Well, it was good to know that I wasn't the only one with this feeling. Sadiqa Peerbhoy, the author of this book, 'Marry Go Round' took it a step further... Here she talks of the city's contasts and its own marital drama, and Enid Blyton, to go with it.  Here, she adds more to my MGR's review.

Feels like quite tho good ol' Hyderabadi menu, stacked with all its spices...

How did ‘Marry Go Round’ happen? 

I quit my high stress adverting job and allied fields and gave myself three months to get the book out. I had earlier written two. 

One, a book of short stories and another, compilation of my columns from the newspapers. ‘Marry Go Round’ (MGR) is my first full length book.

Hyderabad is the place, which has been the basis for your book. What all were inspirations in the city?

My parents come from Hyderabad, and I am familiar with the milieu. The contrasts in the city fascinate me.

It is a very interesting mix of old values and modern lifestyle. Its people are very inspiring in their warmth and simplicity. And the hankering for drama in their lives was all inspirations in their own way.
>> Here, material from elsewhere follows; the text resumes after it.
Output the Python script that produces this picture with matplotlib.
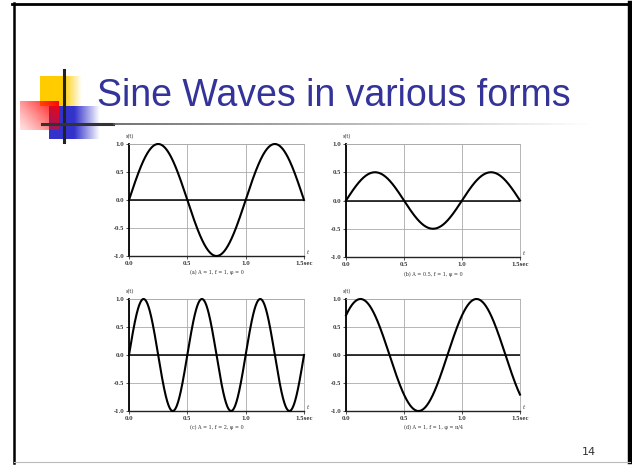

Marriage is a universal topic. How did you come up with the core idea and develop it? 

I think it's universal for parents of a certain age to want their kids to settle down and procreate. More so, if they are obsessed with perpetuating their lineage.

That is why the mother is obsessed with Riaz getting married and having a child from the right kind of girl.

How would you relate the book and its characters to the lives today? Any similarities?

MGR and its characters are very credible in the present day Hyderabad, where the clash of old values and new beliefs are of heard in every home.

Who was it that told you that you could become the author, you are today?

I wanted to be a writer since I was five years old and discovered Enid Blyton!

Any advice to writers that would like to be published today? How tough is it to be published in India?

That is the toughest part till you make a name for yourself. Most publishers do not even reply for 6-8 months leaving you in limbo.

I would advise authors to write, what is commercially viable by checking out the current best sellers.

Who are your favourite authors?

Too many among Indian writers, I like Amitav Ghosh and Anuja Chauhan.

Which book are you currently reading?

‘The Hope Factory’ by Lavanya Shankaran and ‘Between the Lines’ by Jodi Picoult.

What book is coming from your desk, next? When do you see it released?

It is named ‘The Ghost of Barron House’, and it should be out in 2014.

What else do you like to do on a daily basis?

I write for about three hours, and then I read or watch TV. Twice a week, I go for Hindustani music classes.